Human rights lawyer Saron Gebresellassi echoed her mayoral rival and said that her own campaign has had many breakthroughs despite not having as high a budget as Tory’s.
In an interview, Gebresellassi said that she was campaigning as a “progressive alternative” to Tory.
“I have advocated vigorously for social equality in the City of Toronto and took a lot of inspiration from Alexandria Ocasio-Cortez’s victory in the City of New York,” she said, referencing the progressive candidate’s surprise win in a US Democratic primary. “People are really, really believing that a political upset is in our cards.”
Gebresellassi also mentioned that she was confident that, through community organizing, her bid for mayor would be able to defeat the “machinery” of Tory and Keesmaat.
Despite gains on social media, Gebresellassi called out the media’s perceived fixation on Keesmaat, calling her campaign “manufactured” and lacking in authenticity.
“She has a lot of money behind her, but look closely and you’ll see she’s not on the ground,” Gebresellassi alleged. “She doesn’t canvass, she doesn’t knock on doors.”
Gebresellassi also criticized Keesmaat for leaving minutes into a Mayoral Forum on Affordable Housing and Homelessness at the Ontario Institute for Studies in Education when the event was disrupted by supporters of the controversial mayoral candidate and white nationalist Faith Goldy.
A spokesperson for Keesmaat’s campaign told The Toronto Star that same evening that she “left the stage when it seemed there was no longer an opportunity for open discussion.”
Gebresellassi is hoping to become the first racialized female mayor of Toronto. One of her campaign slogans is “This Is What a Mayor Looks Like.”
“I’m up against the whole weight of political history,” she said. “We’ve had almost all men, we’ve had two women, but other than that, almost exclusively a lineage of men who are Anglo-Saxon and come from a more privileged background.”
Progressive policies
Gebresellassi and Climenhaga are both running on progressive platforms of expanded social services and more equitable communities across the city.
Climenhaga spoke on how places with good transit, bike-friendly streets, and walkable pavements are expensive, while areas that don’t have transit — and are thus predominantly car-oriented — are more affordable.
“We’re actually forcing people of low income to buy a car because they can’t afford to live in the neighbourhoods where you don’t need a car,” she said.
Climenhaga proposed prioritizing public transportation over private vehicles, favouring bicycle corridors throughout the city, and adding more traffic-calming measures like lower speed limits in residential neighbourhoods.
For her part, Gebresellassi is proposing to make public transit free for all users, a central tenet of her campaign.
“Free transit experts in Toronto, who I’ve also been in contact with, have already laid out a pathway to finance free transit,” Gebresellassi said. “There’s a number of revenue sources, including a commitment from the federal government… to contribute to the cost of transit as well as… closing corporate tax loopholes.”
“It’s not something that would happen overnight, but it’s certainly something that is in the future of the city,” she added.
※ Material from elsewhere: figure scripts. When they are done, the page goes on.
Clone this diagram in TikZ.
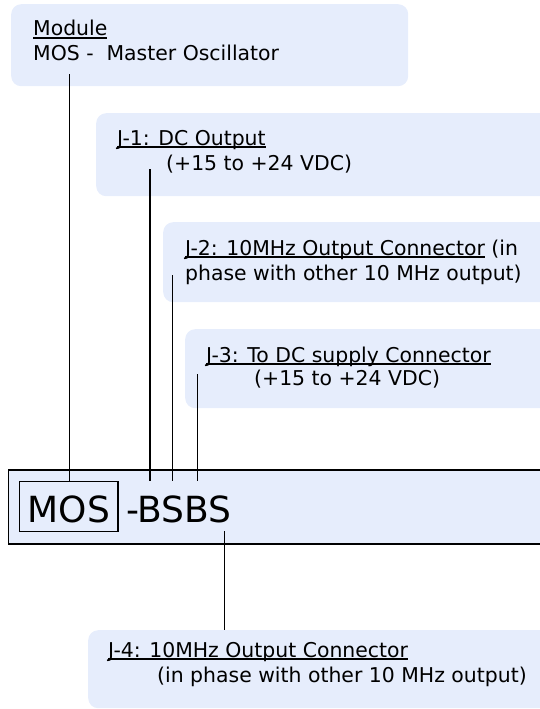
\documentclass[tikz,border=0pt]{standalone}
\usepackage{fontspec}
\setmainfont{DejaVu Sans}
\definecolor{panelblue}{RGB}{230,237,252}
\newcommand\myul[1]{\setbox0\hbox{#1}\rlap{\rule[-2.6pt]{\wd0}{1.2pt}}\copy0\relax}
\tikzset{
  panel/.style={fill=panelblue, draw=none, rounded corners=10pt, anchor=north west, inner sep=0pt},
  txt/.style={anchor=base west, inner sep=0pt, font=\fontsize{20.4}{25}\selectfont},
  bigtxt/.style={anchor=base west, inner sep=0pt, font=\fontsize{36}{40}\selectfont},
  wire/.style={draw=black, line width=1.9pt},
}
\begin{document}
\begin{tikzpicture}[x=1pt,y=-1pt]
\useasboundingbox (0,0) rectangle (540,709);
\clip (0,0) rectangle (540,709);
% panels
\node[panel, minimum width=397pt, minimum height=82pt] (modbox) at (11,4) {};
\node[panel, minimum width=470pt, minimum height=83pt] (j1box) at (96,113) {};
\node[panel, minimum width=400pt, minimum height=80pt] (j2box) at (163,222) {};
\node[panel, minimum width=380pt, minimum height=79pt] (j3box) at (185,329) {};
\node[panel, minimum width=480pt, minimum height=78pt] (j4box) at (88,630) {};
% main box
\node[fill=panelblue, draw=black, line width=1.7pt, anchor=north west, minimum width=560pt, minimum height=74pt, inner sep=0pt] (mainbox) at (7.5,469) {};
\node[fill=panelblue, draw=black, line width=1.3pt, anchor=north west, minimum width=98pt, inner xsep=8pt, inner ysep=0pt, text height=41pt, text depth=9pt, font=\fontsize{36}{40}\selectfont] (mosbox) at (19,481) {MOS};
\node[bigtxt] (suffix) at (126,522) {-BSBS};
% texts
\node[txt] (modA) at (33,36) {\myul{Module}};
\node[txt] (modB) at (33,61) {MOS -\ \ Master Oscillator};
\node[txt] (j1A) at (117,145) {\myul{J-1: DC Output}};
\node[txt] (j1B) at (166,170) {(+15 to +24 VDC)};
\node[txt] (j2A) at (185,255) {\myul{J-2: 10MHz Output Connector} (in};
\node[txt] (j2B) at (185,280) {phase with other 10 MHz output)};
\node[txt] (j3A) at (206,362) {\myul{J-3: To DC supply Connector}};
\node[txt] (j3B) at (254,385) {(+15 to +24 VDC)};
\node[txt] (j4A) at (108,657) {\myul{J-4: 10MHz Output Connector}};
\node[txt] (j4B) at (157,682) {(in phase with other 10 MHz output)};
% connector start points
\coordinate (s0) at (69.5,74);
\coordinate (s1) at (150,169);
\coordinate (s2) at (172.5,275);
\coordinate (s3) at (197.5,374);
\coordinate (s4) at (224.5,531);
% connectors
\draw[wire] (s0) -- (s0 |- mosbox.north);
\draw[wire] (s1) -- (s1 |- mosbox.north);
\draw[wire] (s2) -- (s2 |- mosbox.north);
\draw[wire] (s3) -- (s3 |- mosbox.north);
\draw[wire] (s4) -- (s4 |- j4box.north);
\end{tikzpicture}
\end{document}
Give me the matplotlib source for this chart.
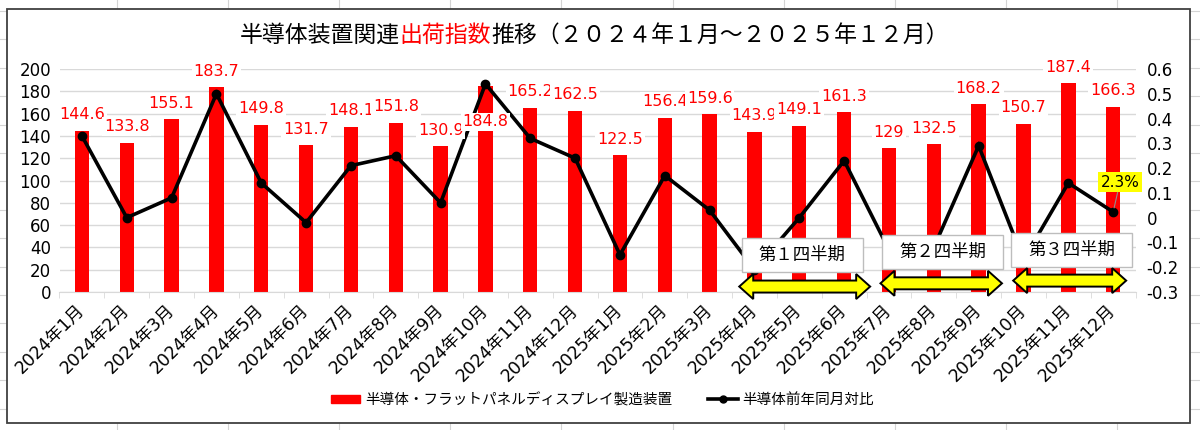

When asked about what they would do about precarious housing, given the house fire that killed a UTSC student back in May, Climenhaga said that she would harmonize the rules surrounding rooming houses to make them safe and viable options for students.
“What we have now is a situation where people don’t want rooming houses in certain neighbourhoods, but they exist nonetheless,” she said. “All the people in those illegal rooming houses are at risk, but the rooming houses offer a big potential for affordable housing and we just need to make sure that they’re safe, rather than driving them underground and having them be dangerous.”
Gebresellassi is advocating for an additional 20,000 affordable housing units to be built over the next four years. “I’ve also said that I’ll be declaring a state of emergency on housing immediately upon assuming office and establish an affordable housing task force that will bring together the foremost housing experts, policy wonks, engineers, and actuarians that could actually make it happen.”
She added that she will commit to a “really aggressive approach” on the issue by unlocking city lands, which she says are underutilized, and committing to inclusionary zoning to build more affordable units.
“We will not let another term go by without fixing affordable housing.”